Over the years, the New York-born entertainer has continued to act, with prominent roles in the TV series Smallville and currently in Tyler Perry’s The Haves and Have Nots. He returned to making country music with 2017’s Ruffled Skirts. The title references the crumpled metal skirting beneath trailers caused by flood damage. The album was recorded in the wake of the devastating Louisiana floods that severely damaged Schneider’s historic home twice in six months.
Earlier in 2018, Schneider issued The Odyssey, and in addition to the songs on the new album, released a song a week and has filmed 22 videos. When he accepted a spot on Dancing With the Stars, he saw it as an opportunity to promote his new music. At 58, he was the eldest participant, but made it to week seven of the competition before being eliminated.
“I wanted to do it so when people thought of me, they’d think about music,” Schneider says, “because they asked before and my first thought was, ‘No,’ but Alicia said, ‘We just did 52 songs. We have music out. We’re putting out a song every week. It would be in our best interest for people to start thinking about you musically.’”
Allain says the exposure was priceless. “It put John in front of millions of people again,” she notes. “As an indie artist, we can’t buy that.”
Though he was asked to do the Dancing With the Stars tour, he opted to continue making music.
After performing on the Nov. 21 finale of Dancing With the Stars, he took a redeye back to Nashville and went into the studio the next morning after a few hours’ sleep and finished the Christmas album. “We did 10 songs in five hours,” he says of recording his vocals for the finished tracks. “It’s really uniquely, delightfully old-school.”

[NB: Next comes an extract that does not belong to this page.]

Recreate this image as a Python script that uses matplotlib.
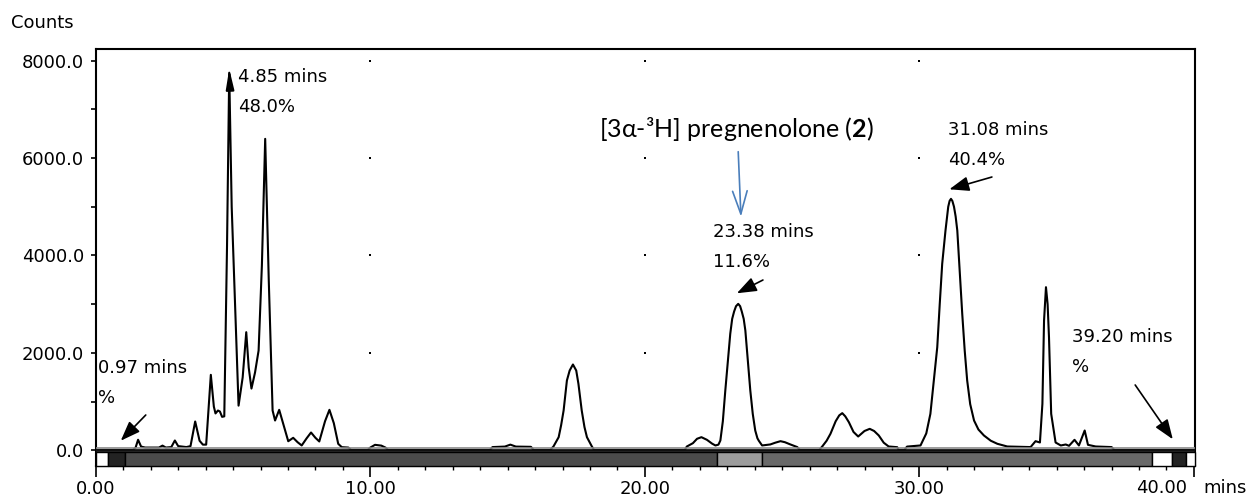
import matplotlib
matplotlib.use('Agg')
import matplotlib.pyplot as plt
from matplotlib.patches import Rectangle
from matplotlib.ticker import MultipleLocator, FormatStrFormatter

plt.rcParams['font.family'] = ['DejaVu Sans']
plt.rcParams['mathtext.fontset'] = 'custom'
plt.rcParams['mathtext.bf'] = 'Lato:bold'
plt.rcParams['mathtext.rm'] = 'Lato'

# radio-HPLC trace (mins, counts)
ret_time = [0.0, 1.35, 1.45, 1.54, 1.65, 1.8, 2.3, 2.43, 2.55, 2.75, 2.88, 3.0, 3.3, 3.45,
            3.62, 3.78, 3.9, 4.02, 4.19, 4.3, 4.36, 4.45, 4.52, 4.6, 4.68, 4.78, 4.86, 4.95, 5.2,
            5.35, 5.48, 5.57, 5.67, 5.8, 5.93, 6.05, 6.17, 6.3, 6.44, 6.53, 6.68, 6.85, 7.01,
            7.19, 7.35, 7.5, 7.68, 7.84, 8.0, 8.14, 8.35, 8.51, 8.67, 8.83, 8.96, 9.2, 9.3,
            9.9, 10.0, 10.17, 10.4, 10.55, 10.65,
            14.35, 14.45, 14.9, 15.1, 15.3, 15.85, 15.95,
            16.55, 16.67, 16.86, 16.95, 17.04, 17.16, 17.26, 17.38, 17.5, 17.58, 17.7, 17.8,
            17.89, 18.07, 18.15,
            21.45, 21.53, 21.75, 21.9, 22.06, 22.26, 22.45, 22.57, 22.68,
            22.75, 22.84, 22.93, 23.02, 23.11, 23.18, 23.25, 23.32, 23.4, 23.47, 23.53, 23.6,
            23.66, 23.75, 23.84, 23.93, 24.02, 24.1, 24.15, 24.27,
            24.57, 24.75, 24.94, 25.1, 25.3, 25.55, 25.65,
            26.35, 26.46, 26.62, 26.76, 26.95, 27.08, 27.19, 27.3, 27.43, 27.6, 27.77, 28.0,
            28.19, 28.35, 28.52, 28.7, 28.88, 29.19, 29.25, 29.45, 29.55, 30.04, 30.25, 30.4,
            30.5, 30.65, 30.74, 30.83, 30.95, 31.05, 31.1, 31.15, 31.2, 31.26, 31.32, 31.38,
            31.47, 31.56, 31.65, 31.74, 31.85, 31.99, 32.15, 32.35, 32.6, 32.84, 33.2,
            34.05, 34.23, 34.39, 34.48, 34.54, 34.61, 34.67, 34.72, 34.8, 34.96, 35.15, 35.33,
            35.45, 35.65, 35.81, 36.02, 36.14, 36.42, 37.0, 37.1, 40.05]
counts = [10, 10, 60, 220, 80, 60, 60, 100, 60, 70, 205, 90, 70, 90,
          595, 200, 120, 120, 1552, 900, 760, 820, 800, 690, 700, 4200, 7750, 5000, 920,
          1500, 2427, 1700, 1270, 1600, 2050, 3800, 6393, 3500, 820, 615, 834, 500, 190,
          260, 170, 103, 250, 369, 260, 185, 600, 834, 560, 137, 68, 60, 10,
          10, 60, 116, 100, 60, 10,
          10, 70, 80, 120, 80, 75, 10,
          10, 82, 273, 520, 820, 1436, 1640, 1764, 1640, 1367, 820, 480,
          273, 82, 10,
          10, 82, 150, 240, 273, 219, 140, 103, 120,
          205, 600, 1231, 1800, 2393, 2700, 2850, 2960, 3008, 2960, 2850, 2700,
          2461, 1850, 1231, 750, 410, 250, 200, 103,
          124, 160, 191, 170, 124, 70, 10,
          10, 82, 200, 342, 600, 720, 766, 700, 581, 380, 287, 400,
          444, 400, 308, 160, 82, 68, 10, 10, 80, 103, 350, 752,
          1300, 2119, 3000, 3829, 4512, 5000, 5120, 5162, 5120, 5000, 4800, 4512,
          3650, 2803, 2050, 1436, 950, 615, 430, 308, 200, 137, 82,
          70, 191, 164, 957, 2667, 3350, 3000, 2324, 752, 164, 103, 123,
          96, 219, 103, 410, 116, 82, 70, 10, 10]

# fraction bar under the baseline
seg_edges = [0.0, 0.455, 1.06, 22.63, 24.27, 38.47, 39.2, 39.7, 40.05]
seg_colors = ['white', '#232323', '#4b4b4b', '#9c9c9c', '#696969', 'white', '#232323', 'white']

x_ticks = [0, 10, 20, 30, 40]
x_ticklabels = ['0.00', '10.00', '20.00', '30.00', '']

# peak labels: (text x, text y, lines, arrow tail, arrow head)
peak_labels = [
    (0.08, 1692, ['0.97 mins', '%'], (1.82, 728), (0.91, 201)),
    (5.18, 7662, ['4.85 mins', '48.0%'], None, None),
    (22.48, 4482, ['23.38 mins', '11.6%'], (24.30, 3497), (23.35, 3225)),
    (31.04, 6574, ['31.08 mins', '40.4%'], (32.64, 5610), (31.09, 5358)),
    (35.55, 2328, ['39.20 mins', '%'], (37.86, 1344), (39.23, 230)),
]
line_gap = 615

fig = plt.figure(figsize=(12.49, 4.97), dpi=100)
ax = fig.add_axes([0.0767, 0.0624, 0.8801, 0.839])

ax.plot(ret_time, counts, color='black', lw=1.5, zorder=3)

ax.axhline(45, color='#8a8a8a', lw=1.2, zorder=4)
ax.axhline(5, color='#111111', lw=2.0, zorder=4)
for i in range(len(seg_colors)):
    ax.add_patch(Rectangle((seg_edges[i], -318), seg_edges[i + 1] - seg_edges[i], 287,
                           facecolor=seg_colors[i], edgecolor='black', lw=1.0, zorder=4,
                           clip_on=False))

# grid dots
for gx in [10, 20, 30]:
    for gy in [2000, 4000, 6000, 8000]:
        ax.plot(gx, gy, marker='s', ms=1.6, color='black', mew=0, zorder=2)

ax.set_xlim(0, 40.04)
ax.set_ylim(-318, 8236)
ax.set_xticks(x_ticks, x_ticklabels)
ax.xaxis.set_minor_locator(MultipleLocator(1))
ax.yaxis.set_major_locator(MultipleLocator(2000))
ax.yaxis.set_minor_locator(MultipleLocator(1000))
ax.yaxis.set_major_formatter(FormatStrFormatter('%.1f'))
ax.tick_params(axis='x', which='major', length=8, width=1.2, pad=2, labelsize=13)
ax.tick_params(axis='x', which='minor', length=3, width=1.0)
ax.tick_params(axis='y', which='both', length=3.6, width=1.2, pad=5, labelsize=13)
for sp in ax.spines.values():
    sp.set_linewidth(1.5)

for tx, ty, lines, tail, head in peak_labels:
    for k, s in enumerate(lines):
        ax.text(tx, ty - k * line_gap, s, fontsize=13, ha='left', va='center')
    if tail is not None:
        ax.annotate('', xy=head, xytext=tail,
                    arrowprops=dict(arrowstyle='-|>,head_length=0.8,head_width=0.3',
                                    color='black', lw=1.2, mutation_scale=15,
                                    shrinkA=0, shrinkB=0))

# small marker on top of the 4.85 peak
ax.annotate('', xy=(4.86, 7830), xytext=(4.88, 7540),
            arrowprops=dict(arrowstyle='-|>,head_length=1.0,head_width=0.2',
                            color='black', lw=1.5, mutation_scale=12,
                            shrinkA=0, shrinkB=0))

ax.text(23.32, 6595, '[3α-³H] pregnenolone ($\\mathbf{2}$)', fontsize=18,
        family=['Lato', 'DejaVu Sans'], ha='center', va='center')
ax.annotate('', xy=(23.50, 4796), xytext=(23.40, 6129),
            arrowprops=dict(arrowstyle='->,head_length=1.1,head_width=0.35',
                            color='#4a7ebb', lw=1.2, mutation_scale=15,
                            shrinkA=0, shrinkB=0))

fig.text(11 / 1249, 1 - 23 / 497, 'Counts', fontsize=13, ha='left', va='center')
fig.text(1162 / 1249, 1 - 479 / 497, '40.00', fontsize=13, ha='center', va='top')
fig.text(1203 / 1249, 1 - 479 / 497, 'mins', fontsize=13, ha='left', va='top')

fig.savefig('out.png', dpi=100)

Schneider recorded a new version of “Katey’s Christmas Card,” previously on his 1991 White Christmas album (he and his fellow Dukes of Hazzard co-star Tom Wopat released a Christmas duets album in 2014). He also serves up the tongue-in-cheek number “Who Da’ Baby Daddy?” that questions Jesus’ paternity, but ends by pointing to the scriptural answer. The album also includes such classics as “Holly Jolly Christmas” and the New Orleans standard “Is Zat You Santa Claus?” Schneider is eying a physical release next year following this year’s digital release.
Schneider and Allain produced both the Christmas collection and acoustic hits package with Bullock and Larry Hall. “There’s something to be said for the fact that we didn’t have enough time to really think about it,” he says of rushing to get the albums out this year. “If you had to feed 500 people right now, you just make a great stew. I think we made a great Christmas stew and a great unplugged greatest-hits stew.”
In addition to writing and recording in 2019, Schneider plans to tour. Among those dates will be performances at prisons. The irony is not lost on Schneider, who spent five hours in the LA County jail last June due to an alimony battle with his ex-wife. (The court skirmish has yet to be settled.)
Schneider sees his new efforts as continuing the legacy of his good friend Johnny Cash, whose photo hangs on the wall above Schneider’s shoulders as he speaks. On Dec. 3, “We played Angola State Penitentiary,” he says of the Louisiana penal institution. “We’re doing a prison in Chattanooga on the 20th. … There’s an element of ‘What would Johnny Cash do?’ We went up and just entertained. All the prisoners were asking why we were doing this, and we told them that we valued them and it was cool. We’re planning to do more.”